Since connecting with these deeper meanings behind the holidays, I’ve continued to learn more about the various wisdom traditions that have celebrations honoring the coming of the light. Advent, Hanukkah, Diwali, Santa Lucia Day, Martinmas, Solstice, Imbolc, and more are all festivals of light celebrated at various times throughout the Winter season, honoring the light found in the darkness, and encouraging us to find our inner light and shine it brightly.

A New Way of Celebrating

My teachings and life coaching are very much about bringing holistic awareness into our lives, aligning with Nature, and finding empowerment within. Finding deeper meaning to the Winter and Holiday season offered a huge shift in my own experience of these things.

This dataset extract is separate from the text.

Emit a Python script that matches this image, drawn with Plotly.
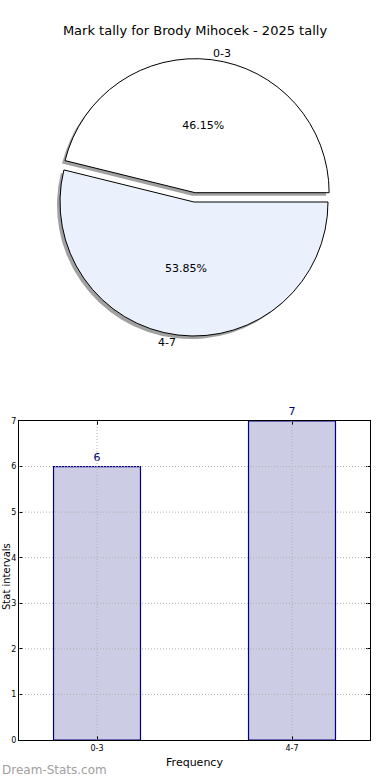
import plotly.graph_objects as go

categories = ["0-3", "4-7"]
counts = [6, 7]
pie_colors = ["#ffffff", "#eaf1fd"]
pull = [0.07, 0.0]
y_ticks = [0, 1, 2, 3, 4, 5, 6, 7]
title = "Mark tally for Brody Mihocek - 2025 tally"

W, H = 390, 780
FONT = "DejaVu Sans"


def px_x(x):
    return x / W


def px_y(y):
    return 1 - y / H


# first slice starts at 3 o'clock and runs counterclockwise (matplotlib default)
rotation = 90 - 360 * counts[0] / sum(counts)

cx, cy, r = 194, 202, 134
half = r * (1 + max(pull))
dom_x = [px_x(cx - half), px_x(cx + half)]
dom_y = [px_y(cy + half), px_y(cy - half)]
sh = 3
dom_x_sh = [px_x(cx - half - sh), px_x(cx + half - sh)]
dom_y_sh = [px_y(cy + half + sh), px_y(cy - half + sh)]

fig = go.Figure()

# shadow pie
fig.add_trace(go.Pie(
    labels=categories, values=counts, pull=pull, sort=False,
    rotation=rotation, direction="clockwise",
    marker=dict(colors=["rgba(110,110,110,0.65)"] * 2, line=dict(width=0)),
    textinfo="none", hoverinfo="skip", showlegend=False,
    domain=dict(x=dom_x_sh, y=dom_y_sh),
))

fig.add_trace(go.Pie(
    labels=categories, values=counts, pull=pull, sort=False,
    rotation=rotation, direction="clockwise",
    marker=dict(colors=pie_colors, line=dict(color="#000000", width=1)),
    texttemplate="%{percent:.2%}", textposition="inside",
    insidetextorientation="horizontal",
    textfont=dict(family=FONT, size=11, color="#000000"),
    showlegend=False,
    domain=dict(x=dom_x, y=dom_y),
))

fig.add_trace(go.Bar(
    x=[0, 1], y=counts, width=0.446,
    marker=dict(color="#ccccE5", line=dict(color="#000080", width=1.2)),
    text=[str(c) for c in counts], textposition="outside",
    textfont=dict(family=FONT, size=11, color="#000080"),
    cliponaxis=False, showlegend=False,
    xaxis="x", yaxis="y",
))

x_dom = [px_x(19), px_x(370)]
y_dom = [px_y(740), px_y(421)]

shapes = []
for t in y_ticks[1:-1]:
    shapes.append(dict(type="line", xref="paper", yref="y", x0=x_dom[0], x1=x_dom[1],
                       y0=t, y1=t, layer="above",
                       line=dict(color="#b0b0b0", width=1, dash="1px,2px")))
for i in range(len(categories)):
    shapes.append(dict(type="line", xref="x", yref="paper", x0=i, x1=i,
                       y0=y_dom[0], y1=y_dom[1], layer="above",
                       line=dict(color="#b0b0b0", width=1, dash="1px,2px")))

axis_common = dict(
    showgrid=False, showline=True, linecolor="#000000", linewidth=1, mirror="ticks",
    ticks="inside", ticklen=4, tickcolor="#000000", automargin=False,
    tickfont=dict(family=FONT, size=8), zeroline=False, fixedrange=True,
)

fig.update_layout(
    width=W, height=H,
    margin=dict(l=0, r=0, t=0, b=0, autoexpand=False),
    paper_bgcolor="white", plot_bgcolor="white",
    font=dict(family=FONT, color="#000000"),
    title=dict(text=title, x=px_x(195), xanchor="center", y=px_y(30), yanchor="middle",
               font=dict(family=FONT, size=13, color="#000000")),
    xaxis=dict(domain=x_dom, range=[-0.4, 1.4],
               tickmode="array", tickvals=list(range(len(categories))), ticktext=categories,
               title=dict(text="Frequency", font=dict(family=FONT, size=11), standoff=6),
               **axis_common),
    yaxis=dict(domain=y_dom, range=[y_ticks[0], y_ticks[-1]],
               tickmode="array", tickvals=y_ticks,
               **axis_common),
    shapes=shapes,
    annotations=[
        dict(text=categories[0], x=px_x(222), y=px_y(54), xref="paper", yref="paper",
             xanchor="center", yanchor="middle",
             showarrow=False, font=dict(family=FONT, size=11)),
        dict(text=categories[1], x=px_x(167), y=px_y(342), xref="paper", yref="paper",
             xanchor="center", yanchor="middle",
             showarrow=False, font=dict(family=FONT, size=11)),
        dict(text="Stat intervals", x=px_x(6), y=px_y(577), xref="paper", yref="paper",
             xanchor="center", yanchor="middle", borderpad=0,
             textangle=-90, showarrow=False, font=dict(family=FONT, size=10)),
        dict(text="Dream-Stats.com", x=0, y=px_y(770), xref="paper", yref="paper",
             xanchor="left", yanchor="middle", showarrow=False,
             font=dict(family=FONT, size=12, color="#a0a0a0")),
    ],
)

fig.write_html("out.html", config={"displayModeBar": False},
               post_script="document.body.style.margin='0';")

Now my Winter and Holiday season begins with preparing healthy, wholesome foods that nourish us for Thanksgiving. I cook for a couple of days, each dish prepared with so much love, and set out as an offering to life itself. Loved ones join us around the table in deep gratitude. I still overeat a bit, but with foods prepared from scratch, I never feel the level of “Thanksgiving hangover” I felt growing up.

I strive to get holiday shopping done before the crazy rush and sales, and my gift giving is simple.

I’ll never forget taking my boys to go ice skating and see Santa. While sitting on Santa’s lap, my boys each asked for one simple thing. I think they wanted toy trucks that year. Santa said to them, “Is that all?” They each nodded, received a candy cane, and hopped down. After the boys left his space, Santa said to me, “Wow, I don’t get many kids who ask for so little.” My boys were so happy to ask for one special thing. They didn’t even think about asking for more. I didn’t tell them that only one thing was enough. They just knew that one thing was enough, and didn’t want for more. That moment brought me so much joy to know that I had indeed created a holiday experience for my family that was about living in alignment with deeper values, and not concerning materialism and the constant need for more.

We spent early years building our own snow forts, sledding, taking walks in the snow, and making holiday crafts.

I began journaling during the Holy Nights from Christmas Eve to Epiphany. I didn’t know what Epiphany was either, and later connected it as being a day of gifts, a day of realizations and opening, and a day of moving into the new year with fortified Divine light to share with others. I chose to launch my coaching practice on Epiphany, expressing my gifts as a way to support others in the world.

Journaling became a critical element for me that I’ve been doing now for many years. I even created my own Sacred Nights of Winter Journal to share with others in hopes of helping them to enjoy slowing down, creating peace, and generating a guidebook for the Soul to take them through the New Year.

Honoring the Winter in New Ways

These darkest nights of Winter are like a pause in the year. It’s as if time stands still for us, giving us a chance to hear our Soul’s longings if we’re willing to listen. This simple ritual of journaling for 13 days and nights in the year eliminated the post-Christmas let down I used to feel, and fully immersed me in the deepest meaning of the holiday season. Many have said it removes the post-holiday depression they used to feel, and helps them connect with more of their True Self.

I often go for evening walks in the snow, enjoying the hush of the blanket of white around me, and the stillness of Nature and Her creatures. There’s a song I received in Nature meditation years ago that I love to sing on my walks, reminding me of the patient love of Mother Earth waiting for us to see and care for Her.

These many ideas, celebrating Advent, the Holy Nights, Festivals of Light, Solstice, and Nature, have generated a far more holistic holiday experience than anything I had growing up. I feel a deeper meaning, with great care and love. Best of all, while I do stay busy creating my annual journal and the holiday magic in my home, I also create plenty of quiet time for myself that allows my holidays to be low stress and truly magical.

May you find joy and peace in the simple things.

May you find new rituals and traditions that truly have meaning for you and nourish your Soul.

May your Holiday and Winter season be filled with a new level of magic and enchantment that helps you bring more of your Divine light into the world.